What to do: Below is some material; set it all down exactly, apart from the pictures.
═══ Data section ═══
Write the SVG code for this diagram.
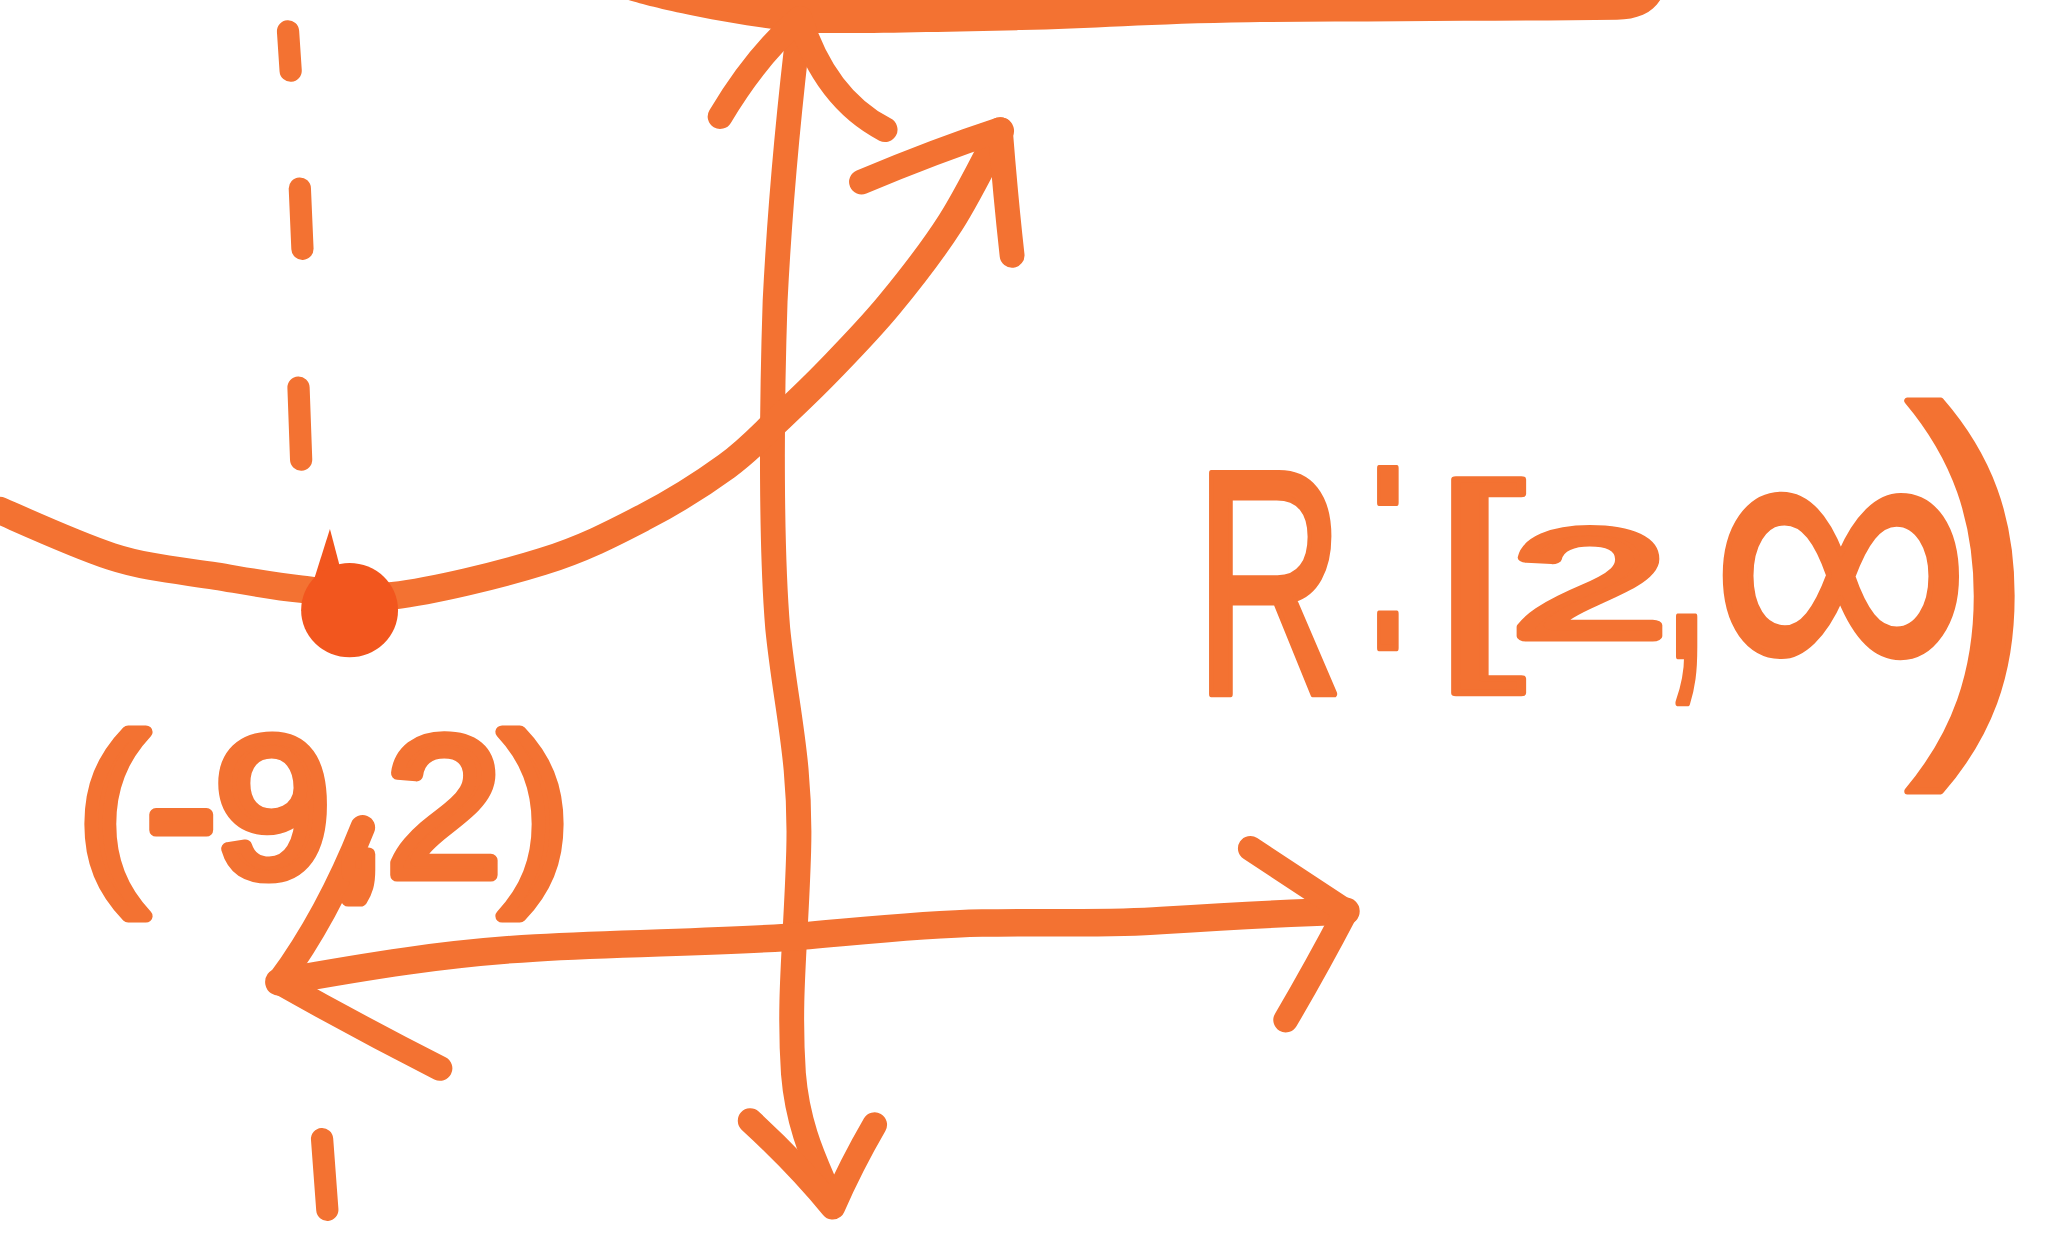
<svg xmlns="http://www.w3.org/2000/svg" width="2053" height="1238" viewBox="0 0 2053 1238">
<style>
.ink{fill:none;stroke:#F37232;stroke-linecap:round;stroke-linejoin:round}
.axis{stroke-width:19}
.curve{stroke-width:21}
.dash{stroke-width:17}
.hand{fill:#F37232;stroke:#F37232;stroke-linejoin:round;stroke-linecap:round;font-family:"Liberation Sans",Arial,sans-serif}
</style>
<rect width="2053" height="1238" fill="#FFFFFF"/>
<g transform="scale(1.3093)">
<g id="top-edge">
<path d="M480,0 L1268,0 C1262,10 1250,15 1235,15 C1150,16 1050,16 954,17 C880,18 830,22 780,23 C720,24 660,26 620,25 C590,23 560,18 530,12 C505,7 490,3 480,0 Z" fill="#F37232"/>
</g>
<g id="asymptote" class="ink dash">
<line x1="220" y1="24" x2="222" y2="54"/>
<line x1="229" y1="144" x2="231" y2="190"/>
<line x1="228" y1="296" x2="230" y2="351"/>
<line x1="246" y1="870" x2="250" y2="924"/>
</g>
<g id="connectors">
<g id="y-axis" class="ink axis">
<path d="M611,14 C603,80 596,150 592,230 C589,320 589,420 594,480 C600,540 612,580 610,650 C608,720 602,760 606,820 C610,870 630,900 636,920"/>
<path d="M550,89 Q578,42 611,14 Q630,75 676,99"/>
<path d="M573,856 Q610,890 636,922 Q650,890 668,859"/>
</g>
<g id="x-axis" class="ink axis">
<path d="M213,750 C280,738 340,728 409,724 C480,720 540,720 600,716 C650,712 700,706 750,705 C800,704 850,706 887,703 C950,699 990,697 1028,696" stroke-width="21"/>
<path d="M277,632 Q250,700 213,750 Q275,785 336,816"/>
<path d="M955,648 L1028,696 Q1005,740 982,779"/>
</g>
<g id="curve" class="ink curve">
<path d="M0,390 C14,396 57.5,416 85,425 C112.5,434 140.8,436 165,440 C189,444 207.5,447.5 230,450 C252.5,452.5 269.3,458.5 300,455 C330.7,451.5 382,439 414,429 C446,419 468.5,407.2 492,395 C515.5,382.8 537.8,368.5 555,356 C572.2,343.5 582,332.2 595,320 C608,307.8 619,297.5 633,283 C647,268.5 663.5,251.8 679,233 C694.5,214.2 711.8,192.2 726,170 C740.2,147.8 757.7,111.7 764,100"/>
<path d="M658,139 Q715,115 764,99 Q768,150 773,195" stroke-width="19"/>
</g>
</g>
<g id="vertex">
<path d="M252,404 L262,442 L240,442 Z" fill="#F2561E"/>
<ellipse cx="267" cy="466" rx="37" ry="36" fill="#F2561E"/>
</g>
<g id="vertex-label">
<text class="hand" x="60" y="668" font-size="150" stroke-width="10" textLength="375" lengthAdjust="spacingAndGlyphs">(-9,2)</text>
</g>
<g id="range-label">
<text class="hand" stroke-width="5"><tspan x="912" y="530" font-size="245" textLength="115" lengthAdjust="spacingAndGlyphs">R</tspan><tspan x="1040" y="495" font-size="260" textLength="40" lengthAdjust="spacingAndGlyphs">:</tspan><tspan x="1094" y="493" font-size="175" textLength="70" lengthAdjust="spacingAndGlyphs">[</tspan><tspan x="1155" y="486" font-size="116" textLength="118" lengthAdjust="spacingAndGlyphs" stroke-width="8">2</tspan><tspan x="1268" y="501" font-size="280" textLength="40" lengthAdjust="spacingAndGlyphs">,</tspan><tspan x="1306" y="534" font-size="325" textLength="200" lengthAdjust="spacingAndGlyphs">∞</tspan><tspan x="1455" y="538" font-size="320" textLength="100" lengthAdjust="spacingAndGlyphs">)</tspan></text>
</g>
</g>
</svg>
═══
Problem solution:
Write the SVG code for this diagram.
<svg xmlns="http://www.w3.org/2000/svg" width="2053" height="1238" viewBox="0 0 2053 1238">
<style>
.ink{fill:none;stroke:#F37232;stroke-linecap:round;stroke-linejoin:round}
.axis{stroke-width:19}
.curve{stroke-width:21}
.dash{stroke-width:17}
.hand{fill:#F37232;stroke:#F37232;stroke-linejoin:round;stroke-linecap:round;font-family:"Liberation Sans",Arial,sans-serif}
</style>
<rect width="2053" height="1238" fill="#FFFFFF"/>
<g transform="scale(1.3093)">
<g id="top-edge">
<path d="M480,0 L1268,0 C1262,10 1250,15 1235,15 C1150,16 1050,16 954,17 C880,18 830,22 780,23 C720,24 660,26 620,25 C590,23 560,18 530,12 C505,7 490,3 480,0 Z" fill="#F37232"/>
</g>
<g id="asymptote" class="ink dash">
<line x1="220" y1="24" x2="222" y2="54"/>
<line x1="229" y1="144" x2="231" y2="190"/>
<line x1="228" y1="296" x2="230" y2="351"/>
<line x1="246" y1="870" x2="250" y2="924"/>
</g>
<g id="connectors">
<g id="y-axis" class="ink axis">
<path d="M611,14 C603,80 596,150 592,230 C589,320 589,420 594,480 C600,540 612,580 610,650 C608,720 602,760 606,820 C610,870 630,900 636,920"/>
<path d="M550,89 Q578,42 611,14 Q630,75 676,99"/>
<path d="M573,856 Q610,890 636,922 Q650,890 668,859"/>
</g>
<g id="x-axis" class="ink axis">
<path d="M213,750 C280,738 340,728 409,724 C480,720 540,720 600,716 C650,712 700,706 750,705 C800,704 850,706 887,703 C950,699 990,697 1028,696" stroke-width="21"/>
<path d="M277,632 Q250,700 213,750 Q275,785 336,816"/>
<path d="M955,648 L1028,696 Q1005,740 982,779"/>
</g>
<g id="curve" class="ink curve">
<path d="M0,390 C14,396 57.5,416 85,425 C112.5,434 140.8,436 165,440 C189,444 207.5,447.5 230,450 C252.5,452.5 269.3,458.5 300,455 C330.7,451.5 382,439 414,429 C446,419 468.5,407.2 492,395 C515.5,382.8 537.8,368.5 555,356 C572.2,343.5 582,332.2 595,320 C608,307.8 619,297.5 633,283 C647,268.5 663.5,251.8 679,233 C694.5,214.2 711.8,192.2 726,170 C740.2,147.8 757.7,111.7 764,100"/>
<path d="M658,139 Q715,115 764,99 Q768,150 773,195" stroke-width="19"/>
</g>
</g>
<g id="vertex">
<path d="M252,404 L262,442 L240,442 Z" fill="#F2561E"/>
<ellipse cx="267" cy="466" rx="37" ry="36" fill="#F2561E"/>
</g>
<g id="vertex-label">
<text class="hand" x="60" y="668" font-size="150" stroke-width="10" textLength="375" lengthAdjust="spacingAndGlyphs">(-9,2)</text>
</g>
<g id="range-label">
<text class="hand" stroke-width="5"><tspan x="912" y="530" font-size="245" textLength="115" lengthAdjust="spacingAndGlyphs">R</tspan><tspan x="1040" y="495" font-size="260" textLength="40" lengthAdjust="spacingAndGlyphs">:</tspan><tspan x="1094" y="493" font-size="175" textLength="70" lengthAdjust="spacingAndGlyphs">[</tspan><tspan x="1155" y="486" font-size="116" textLength="118" lengthAdjust="spacingAndGlyphs" stroke-width="8">2</tspan><tspan x="1268" y="501" font-size="280" textLength="40" lengthAdjust="spacingAndGlyphs">,</tspan><tspan x="1306" y="534" font-size="325" textLength="200" lengthAdjust="spacingAndGlyphs">∞</tspan><tspan x="1455" y="538" font-size="320" textLength="100" lengthAdjust="spacingAndGlyphs">)</tspan></text>
</g>
</g>
</svg>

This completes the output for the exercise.